Corneal astigmatism is a refractive error caused by distortion of the normal shape of the cornea. Most corneal astigmatism is regular, i.e., it can be corrected using a sphero-cylindrical lens. When the refractive error of regular astigmatism is too high to be corrected by glasses or contact lenses, arcuate relaxing incisions can be made. The incisions are performed on the cornea`s steepest meridian, and flatten it, causing the cornea to become less cylindrical and more spherical. The incision also causes the meridian perpendicular to it to steepen.
Currently most incisions are done by hand, using decades-old nomograms which specify the number, depth and length of the requires incisions, for different degrees of corneal astigmatism. Incisions can also be made using femtosecond laser.
The aim of this study is to develop a method to calculate the optimal geometrical parameters of relaxing corneal incisions for regular astigmatism.

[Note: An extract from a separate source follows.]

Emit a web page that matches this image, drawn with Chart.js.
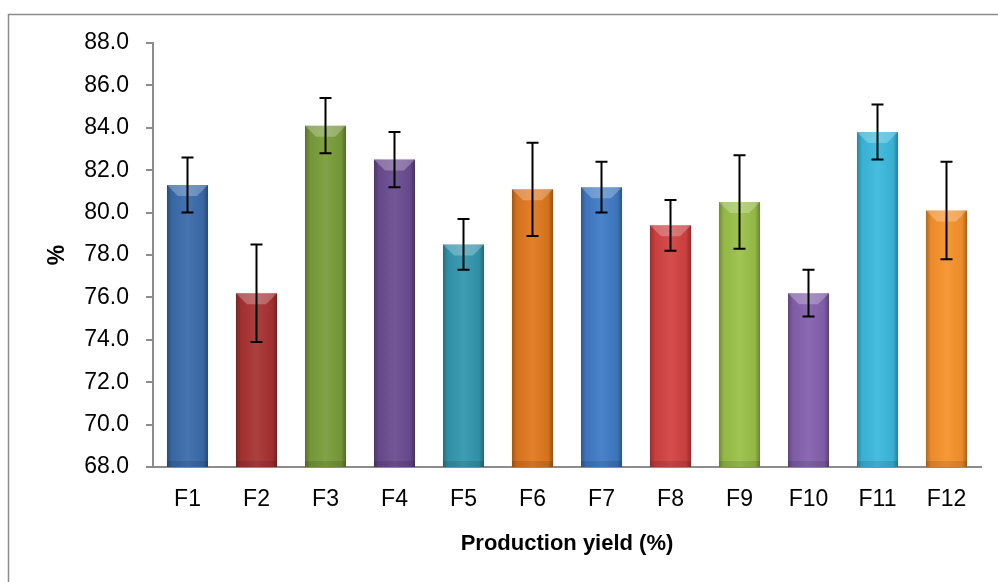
<!DOCTYPE html>
<html>
<head>
<meta charset="utf-8">
<script src="https://cdn.jsdelivr.net/npm/chart.js@4.4.1/dist/chart.umd.min.js"></script>
<style>
    html, body { margin: 0; padding: 0; background: #ffffff; }
    #wrap { width: 998px; height: 582px; position: relative; }
</style>
</head>
<body>
<div id="wrap"><canvas id="yieldChart"></canvas></div>
<script>
// Production yield per formulation, with error bars (SD)
var formulations = ['F1', 'F2', 'F3', 'F4', 'F5', 'F6', 'F7', 'F8', 'F9', 'F10', 'F11', 'F12'];
var yieldMean = [81.3, 76.2, 84.1, 82.5, 78.5, 81.1, 81.2, 79.4, 80.5, 76.2, 83.8, 80.1];
var yieldSd = [1.3, 2.3, 1.3, 1.3, 1.2, 2.2, 1.2, 1.2, 2.2, 1.1, 1.3, 2.3];
var barColors = ['#3a6cab', '#a93333', '#7a9c3b', '#6a4c90', '#3397ae', '#e0781e',
                 '#3f7bc6', '#d24242', '#9bc149', '#8561ae', '#3bb9dd', '#f7922c'];

// frame round the whole chart
var framePlugin = {
    id: 'frame',
    beforeDraw: function(chart) {
        var ctx = chart.ctx;
        ctx.save();
        ctx.fillStyle = '#ffffff';
        ctx.fillRect(0, 0, chart.width, chart.height);
        ctx.strokeStyle = '#8c8c8c';
        ctx.lineWidth = 1.5;
        ctx.strokeRect(8.5, 14.5, 1000, 600);
        ctx.restore();
    }
};

// bevel look on the bars, then the error bars on top
var bevelPlugin = {
    id: 'bevel',
    afterDatasetsDraw: function(chart) {
        var ctx = chart.ctx;
        var meta = chart.getDatasetMeta(0);
        var yScale = chart.scales.y;
        var area = chart.chartArea;
        ctx.save();
        meta.data.forEach(function(bar, i) {
            var left = bar.x - bar.width / 2;
            var right = bar.x + bar.width / 2;
            var top = bar.y;
            var bottom = Math.min(bar.base, area.bottom);

            var g = ctx.createLinearGradient(left, 0, right, 0);
            g.addColorStop(0, 'rgba(0,0,0,0.28)');
            g.addColorStop(0.12, 'rgba(0,0,0,0.05)');
            g.addColorStop(0.5, 'rgba(255,255,255,0.06)');
            g.addColorStop(0.88, 'rgba(0,0,0,0.05)');
            g.addColorStop(1, 'rgba(0,0,0,0.32)');
            ctx.fillStyle = g;
            ctx.fillRect(left, top, bar.width, bottom - top);

            ctx.fillStyle = 'rgba(255,255,255,0.25)';
            ctx.beginPath();
            ctx.moveTo(left, top);
            ctx.lineTo(right, top);
            ctx.lineTo(right - 11, top + 11);
            ctx.lineTo(left + 11, top + 11);
            ctx.closePath();
            ctx.fill();

            ctx.fillStyle = 'rgba(0,0,0,0.10)';
            ctx.fillRect(left, bottom - 6, bar.width, 6);
        });

        ctx.strokeStyle = '#000000';
        ctx.lineWidth = 2;
        meta.data.forEach(function(bar, i) {
            var yHi = yScale.getPixelForValue(yieldMean[i] + yieldSd[i]);
            var yLo = yScale.getPixelForValue(yieldMean[i] - yieldSd[i]);
            ctx.beginPath();
            ctx.moveTo(bar.x, yHi);
            ctx.lineTo(bar.x, yLo);
            ctx.moveTo(bar.x - 6, yHi);
            ctx.lineTo(bar.x + 6, yHi);
            ctx.moveTo(bar.x - 6, yLo);
            ctx.lineTo(bar.x + 6, yLo);
            ctx.stroke();
        });
        ctx.restore();
    }
};

var ctxYield = document.getElementById('yieldChart');
new Chart(ctxYield, {
    type: 'bar',
    data: {
        labels: formulations,
        datasets: [{
            data: yieldMean,
            backgroundColor: barColors,
            borderWidth: 0,
            categoryPercentage: 1,
            barPercentage: 0.595
        }]
    },
    options: {
        responsive: true,
        maintainAspectRatio: false,
        animation: false,
        layout: {
            padding: { top: 43, left: 0, right: 17, bottom: 0 }
        },
        plugins: {
            legend: { display: false },
            tooltip: { enabled: false }
        },
        scales: {
            x: {
                grid: { display: false },
                border: { display: true, color: '#8c8c8c', width: 2 },
                ticks: {
                    color: '#000000',
                    padding: 11,
                    font: { family: 'Liberation Sans, Arial, sans-serif', size: 23 }
                },
                title: {
                    display: true,
                    text: 'Production yield (%)',
                    color: '#000000',
                    padding: { top: 0, bottom: 25 },
                    font: { family: 'Liberation Sans, Arial, sans-serif', size: 22, weight: 'bold' }
                },
                afterFit: function(scale) { scale.height = 115; }
            },
            y: {
                min: 68,
                max: 88,
                grid: {
                    drawOnChartArea: false,
                    drawTicks: true,
                    tickLength: 7,
                    color: '#8c8c8c',
                    lineWidth: 2
                },
                border: { display: true, color: '#8c8c8c', width: 2 },
                ticks: {
                    stepSize: 2,
                    color: '#000000',
                    padding: 17,
                    font: { family: 'Liberation Sans, Arial, sans-serif', size: 23 },
                    callback: function(v) { return v.toFixed(1); }
                },
                title: {
                    display: true,
                    text: '%',
                    color: '#000000',
                    padding: { top: 44, bottom: 0 },
                    font: { family: 'Liberation Sans, Arial, sans-serif', size: 23, weight: 'bold' }
                },
                afterFit: function(scale) { scale.width = 153; }
            }
        }
    },
    plugins: [framePlugin, bevelPlugin]
});
</script>
</body>
</html>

Based on previously-published biomechanical models of the cornea, We have formulated a numerical model of the cornea. Several simulations were performed using the Finite Element Method (FEM) and the obtained results were compared to the existing literature. Our model showed increased flattening effect with increased depth and length of the incisions, and with decreased distance of the incisions from the center of the cornea. These results were compatible with previous clinical literature.
In the future we will use the built model for the study of non-arcuate incisions as a treatment for irregular astigmatism unamenable to arcuate incisions.